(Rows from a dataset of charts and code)
%%

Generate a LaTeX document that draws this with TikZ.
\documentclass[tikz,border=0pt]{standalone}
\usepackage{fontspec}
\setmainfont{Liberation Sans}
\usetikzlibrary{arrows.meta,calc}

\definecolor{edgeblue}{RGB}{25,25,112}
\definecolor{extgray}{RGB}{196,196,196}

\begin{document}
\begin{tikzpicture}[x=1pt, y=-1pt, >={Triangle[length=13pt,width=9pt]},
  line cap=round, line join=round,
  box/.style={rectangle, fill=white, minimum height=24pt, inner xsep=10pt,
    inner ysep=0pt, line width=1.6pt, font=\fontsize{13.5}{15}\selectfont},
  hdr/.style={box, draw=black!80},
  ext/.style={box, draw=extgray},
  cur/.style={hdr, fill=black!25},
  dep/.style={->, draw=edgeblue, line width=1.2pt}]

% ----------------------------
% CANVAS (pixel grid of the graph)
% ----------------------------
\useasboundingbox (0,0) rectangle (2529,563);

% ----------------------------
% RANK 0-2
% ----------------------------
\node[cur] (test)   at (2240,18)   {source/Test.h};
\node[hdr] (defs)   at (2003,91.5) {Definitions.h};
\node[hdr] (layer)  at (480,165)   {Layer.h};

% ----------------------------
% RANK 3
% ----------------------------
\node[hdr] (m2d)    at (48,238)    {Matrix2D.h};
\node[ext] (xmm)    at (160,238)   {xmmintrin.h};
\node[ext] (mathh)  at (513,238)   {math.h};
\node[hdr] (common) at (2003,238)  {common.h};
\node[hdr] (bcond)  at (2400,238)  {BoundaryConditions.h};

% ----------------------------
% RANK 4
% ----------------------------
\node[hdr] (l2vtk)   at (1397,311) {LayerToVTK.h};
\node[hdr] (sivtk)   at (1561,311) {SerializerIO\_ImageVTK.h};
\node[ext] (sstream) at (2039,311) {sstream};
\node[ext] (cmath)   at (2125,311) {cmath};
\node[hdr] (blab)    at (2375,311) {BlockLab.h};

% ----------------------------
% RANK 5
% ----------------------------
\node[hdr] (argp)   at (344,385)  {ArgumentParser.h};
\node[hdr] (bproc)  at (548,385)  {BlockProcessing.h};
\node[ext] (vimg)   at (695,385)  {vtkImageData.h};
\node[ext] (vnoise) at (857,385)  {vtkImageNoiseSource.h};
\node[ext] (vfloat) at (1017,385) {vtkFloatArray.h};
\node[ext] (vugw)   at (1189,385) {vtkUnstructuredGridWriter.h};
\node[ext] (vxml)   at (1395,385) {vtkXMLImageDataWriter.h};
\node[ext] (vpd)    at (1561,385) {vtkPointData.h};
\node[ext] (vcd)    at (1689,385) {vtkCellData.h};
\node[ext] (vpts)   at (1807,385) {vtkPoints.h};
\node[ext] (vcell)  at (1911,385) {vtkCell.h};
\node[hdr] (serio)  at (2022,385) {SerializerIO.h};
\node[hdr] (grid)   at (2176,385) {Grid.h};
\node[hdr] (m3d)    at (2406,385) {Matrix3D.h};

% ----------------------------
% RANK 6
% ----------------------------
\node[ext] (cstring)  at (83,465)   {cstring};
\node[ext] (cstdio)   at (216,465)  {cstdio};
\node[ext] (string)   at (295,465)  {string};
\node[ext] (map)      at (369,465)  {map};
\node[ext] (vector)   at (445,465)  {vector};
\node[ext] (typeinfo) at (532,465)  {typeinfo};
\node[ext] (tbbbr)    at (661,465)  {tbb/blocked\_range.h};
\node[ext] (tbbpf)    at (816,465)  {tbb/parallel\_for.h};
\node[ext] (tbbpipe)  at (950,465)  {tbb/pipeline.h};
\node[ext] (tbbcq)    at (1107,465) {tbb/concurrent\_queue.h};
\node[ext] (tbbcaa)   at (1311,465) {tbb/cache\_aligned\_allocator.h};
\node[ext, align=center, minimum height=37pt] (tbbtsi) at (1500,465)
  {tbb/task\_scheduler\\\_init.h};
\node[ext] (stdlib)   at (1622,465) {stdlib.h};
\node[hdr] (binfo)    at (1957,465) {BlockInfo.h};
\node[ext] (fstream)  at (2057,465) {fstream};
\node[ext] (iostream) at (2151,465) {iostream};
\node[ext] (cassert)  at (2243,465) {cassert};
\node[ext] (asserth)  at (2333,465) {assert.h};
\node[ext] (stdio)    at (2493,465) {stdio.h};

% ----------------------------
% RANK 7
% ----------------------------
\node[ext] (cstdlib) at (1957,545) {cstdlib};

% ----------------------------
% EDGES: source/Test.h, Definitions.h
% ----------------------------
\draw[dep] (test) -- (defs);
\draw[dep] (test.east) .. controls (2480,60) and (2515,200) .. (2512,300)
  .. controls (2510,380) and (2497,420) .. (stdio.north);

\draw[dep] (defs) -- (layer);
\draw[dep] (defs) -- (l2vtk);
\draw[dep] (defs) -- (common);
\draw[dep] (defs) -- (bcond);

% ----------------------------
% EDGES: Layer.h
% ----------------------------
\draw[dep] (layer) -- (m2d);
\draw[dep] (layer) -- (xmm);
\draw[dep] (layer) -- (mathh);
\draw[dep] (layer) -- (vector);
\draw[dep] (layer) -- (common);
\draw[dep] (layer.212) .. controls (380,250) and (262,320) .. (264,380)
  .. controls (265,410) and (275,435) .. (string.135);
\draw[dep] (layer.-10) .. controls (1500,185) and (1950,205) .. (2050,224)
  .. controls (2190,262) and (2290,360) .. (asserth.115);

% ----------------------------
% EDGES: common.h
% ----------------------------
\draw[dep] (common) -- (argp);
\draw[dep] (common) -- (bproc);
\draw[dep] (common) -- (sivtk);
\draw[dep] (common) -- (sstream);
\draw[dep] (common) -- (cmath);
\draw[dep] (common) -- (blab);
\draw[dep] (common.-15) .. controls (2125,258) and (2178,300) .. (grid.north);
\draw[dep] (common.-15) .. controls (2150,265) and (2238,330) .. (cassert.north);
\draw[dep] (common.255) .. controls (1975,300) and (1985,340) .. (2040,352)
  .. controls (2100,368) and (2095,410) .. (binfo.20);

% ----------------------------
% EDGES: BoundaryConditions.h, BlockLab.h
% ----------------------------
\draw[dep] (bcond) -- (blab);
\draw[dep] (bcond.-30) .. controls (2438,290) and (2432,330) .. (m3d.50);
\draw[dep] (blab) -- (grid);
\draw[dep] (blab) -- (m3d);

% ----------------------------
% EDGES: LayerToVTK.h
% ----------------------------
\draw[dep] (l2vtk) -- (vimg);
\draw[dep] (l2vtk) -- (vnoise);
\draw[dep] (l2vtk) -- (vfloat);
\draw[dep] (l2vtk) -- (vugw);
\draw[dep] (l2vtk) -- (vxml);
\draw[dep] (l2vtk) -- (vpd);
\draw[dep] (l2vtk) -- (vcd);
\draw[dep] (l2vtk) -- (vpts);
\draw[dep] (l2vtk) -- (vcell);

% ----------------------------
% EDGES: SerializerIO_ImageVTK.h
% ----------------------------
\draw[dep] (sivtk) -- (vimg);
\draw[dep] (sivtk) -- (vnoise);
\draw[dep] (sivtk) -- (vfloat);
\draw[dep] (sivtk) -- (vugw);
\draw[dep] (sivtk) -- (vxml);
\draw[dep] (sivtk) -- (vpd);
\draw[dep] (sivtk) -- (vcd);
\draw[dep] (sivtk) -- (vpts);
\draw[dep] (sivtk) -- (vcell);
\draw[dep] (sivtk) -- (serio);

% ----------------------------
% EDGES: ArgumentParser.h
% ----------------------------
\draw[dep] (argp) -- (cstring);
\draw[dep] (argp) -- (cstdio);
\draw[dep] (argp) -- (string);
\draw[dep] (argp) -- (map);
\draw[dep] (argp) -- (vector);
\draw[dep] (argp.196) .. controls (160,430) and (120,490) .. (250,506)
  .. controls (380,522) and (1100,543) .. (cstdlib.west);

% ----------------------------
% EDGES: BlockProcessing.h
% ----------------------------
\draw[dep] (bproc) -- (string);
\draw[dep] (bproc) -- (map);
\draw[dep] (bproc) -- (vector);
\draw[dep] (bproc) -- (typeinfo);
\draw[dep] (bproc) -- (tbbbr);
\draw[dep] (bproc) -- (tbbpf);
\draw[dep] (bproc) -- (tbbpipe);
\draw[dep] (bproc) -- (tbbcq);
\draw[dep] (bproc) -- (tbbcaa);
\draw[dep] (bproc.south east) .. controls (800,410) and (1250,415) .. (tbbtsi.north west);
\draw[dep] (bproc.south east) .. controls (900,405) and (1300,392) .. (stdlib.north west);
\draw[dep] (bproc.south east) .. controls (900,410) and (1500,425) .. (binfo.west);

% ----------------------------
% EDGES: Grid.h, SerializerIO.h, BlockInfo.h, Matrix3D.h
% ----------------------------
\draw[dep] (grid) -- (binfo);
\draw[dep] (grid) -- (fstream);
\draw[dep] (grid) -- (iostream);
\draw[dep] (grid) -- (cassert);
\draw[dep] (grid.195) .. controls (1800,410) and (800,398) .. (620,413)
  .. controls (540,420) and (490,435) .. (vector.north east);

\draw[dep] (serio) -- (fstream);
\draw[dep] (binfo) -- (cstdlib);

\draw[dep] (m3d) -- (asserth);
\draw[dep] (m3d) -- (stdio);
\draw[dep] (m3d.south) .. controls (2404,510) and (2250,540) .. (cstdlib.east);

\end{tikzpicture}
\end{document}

%%
%%

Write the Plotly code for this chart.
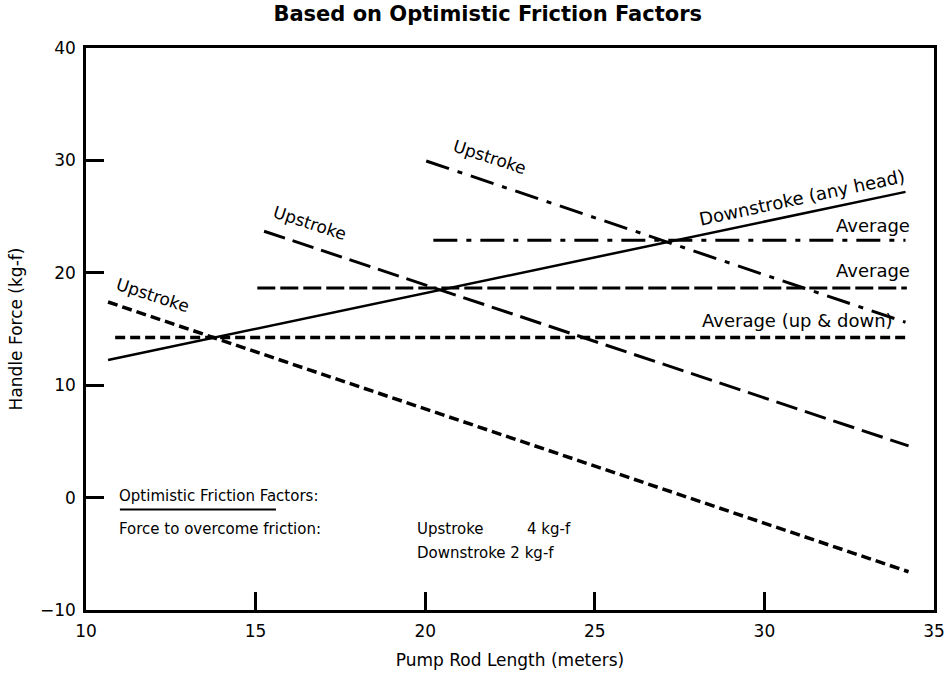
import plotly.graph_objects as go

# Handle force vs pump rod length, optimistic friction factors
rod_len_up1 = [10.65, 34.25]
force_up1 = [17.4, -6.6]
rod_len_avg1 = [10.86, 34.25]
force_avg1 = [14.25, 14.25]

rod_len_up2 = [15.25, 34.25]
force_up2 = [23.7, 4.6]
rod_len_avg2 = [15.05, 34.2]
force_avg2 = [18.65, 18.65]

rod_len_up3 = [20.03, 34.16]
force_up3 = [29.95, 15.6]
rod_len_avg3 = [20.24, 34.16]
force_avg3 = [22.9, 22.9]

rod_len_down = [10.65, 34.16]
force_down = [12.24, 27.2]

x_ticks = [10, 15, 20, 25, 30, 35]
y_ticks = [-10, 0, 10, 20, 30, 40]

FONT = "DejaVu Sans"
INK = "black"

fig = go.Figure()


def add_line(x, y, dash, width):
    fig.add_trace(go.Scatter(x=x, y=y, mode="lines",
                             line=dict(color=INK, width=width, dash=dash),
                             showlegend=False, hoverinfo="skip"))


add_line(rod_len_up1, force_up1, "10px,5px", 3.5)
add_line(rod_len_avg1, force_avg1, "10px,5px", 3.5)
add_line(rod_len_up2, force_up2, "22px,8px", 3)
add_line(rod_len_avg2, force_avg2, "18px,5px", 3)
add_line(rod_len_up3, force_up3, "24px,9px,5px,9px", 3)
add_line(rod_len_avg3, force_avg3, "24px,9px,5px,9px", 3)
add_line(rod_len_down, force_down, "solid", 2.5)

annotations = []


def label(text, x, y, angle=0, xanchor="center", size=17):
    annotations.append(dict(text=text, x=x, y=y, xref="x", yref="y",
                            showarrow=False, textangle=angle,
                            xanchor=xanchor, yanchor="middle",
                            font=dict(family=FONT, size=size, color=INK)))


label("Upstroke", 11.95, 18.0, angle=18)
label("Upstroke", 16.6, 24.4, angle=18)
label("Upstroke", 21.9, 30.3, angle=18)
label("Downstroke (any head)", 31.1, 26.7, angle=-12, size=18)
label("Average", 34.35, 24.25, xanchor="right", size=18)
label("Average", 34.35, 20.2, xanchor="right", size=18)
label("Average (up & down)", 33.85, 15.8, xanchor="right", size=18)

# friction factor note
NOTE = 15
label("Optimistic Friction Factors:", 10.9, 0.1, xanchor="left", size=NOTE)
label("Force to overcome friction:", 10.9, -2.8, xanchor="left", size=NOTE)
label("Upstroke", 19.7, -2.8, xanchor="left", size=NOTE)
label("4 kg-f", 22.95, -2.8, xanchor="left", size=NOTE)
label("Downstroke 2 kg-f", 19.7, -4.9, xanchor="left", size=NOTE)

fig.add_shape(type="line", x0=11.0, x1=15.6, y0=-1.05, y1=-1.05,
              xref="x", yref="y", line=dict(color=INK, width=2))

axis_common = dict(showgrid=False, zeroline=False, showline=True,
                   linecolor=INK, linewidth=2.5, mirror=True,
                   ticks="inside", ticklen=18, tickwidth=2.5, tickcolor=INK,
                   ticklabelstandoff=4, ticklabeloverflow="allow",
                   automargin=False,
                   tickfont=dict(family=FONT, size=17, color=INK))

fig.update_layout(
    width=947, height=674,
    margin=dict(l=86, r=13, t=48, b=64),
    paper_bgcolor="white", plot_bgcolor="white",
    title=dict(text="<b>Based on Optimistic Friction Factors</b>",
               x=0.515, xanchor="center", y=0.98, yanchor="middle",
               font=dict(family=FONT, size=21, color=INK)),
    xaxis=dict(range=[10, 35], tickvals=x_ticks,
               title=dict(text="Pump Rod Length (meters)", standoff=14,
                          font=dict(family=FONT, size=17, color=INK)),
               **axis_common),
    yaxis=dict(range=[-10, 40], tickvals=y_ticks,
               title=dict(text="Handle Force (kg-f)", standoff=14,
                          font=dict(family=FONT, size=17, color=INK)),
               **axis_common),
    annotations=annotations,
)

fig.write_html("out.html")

%%

▶ **What to work on**
Starting at the line that contains "Write the Plotly code for this chart." and stopping after the line that contains "force_down = [12.24, 27.2]", copy every line exactly. Leave any pictures behind.

▶ **Task output**
Write the Plotly code for this chart.
import plotly.graph_objects as go

# Handle force vs pump rod length, optimistic friction factors
rod_len_up1 = [10.65, 34.25]
force_up1 = [17.4, -6.6]
rod_len_avg1 = [10.86, 34.25]
force_avg1 = [14.25, 14.25]

rod_len_up2 = [15.25, 34.25]
force_up2 = [23.7, 4.6]
rod_len_avg2 = [15.05, 34.2]
force_avg2 = [18.65, 18.65]

rod_len_up3 = [20.03, 34.16]
force_up3 = [29.95, 15.6]
rod_len_avg3 = [20.24, 34.16]
force_avg3 = [22.9, 22.9]

rod_len_down = [10.65, 34.16]
force_down = [12.24, 27.2]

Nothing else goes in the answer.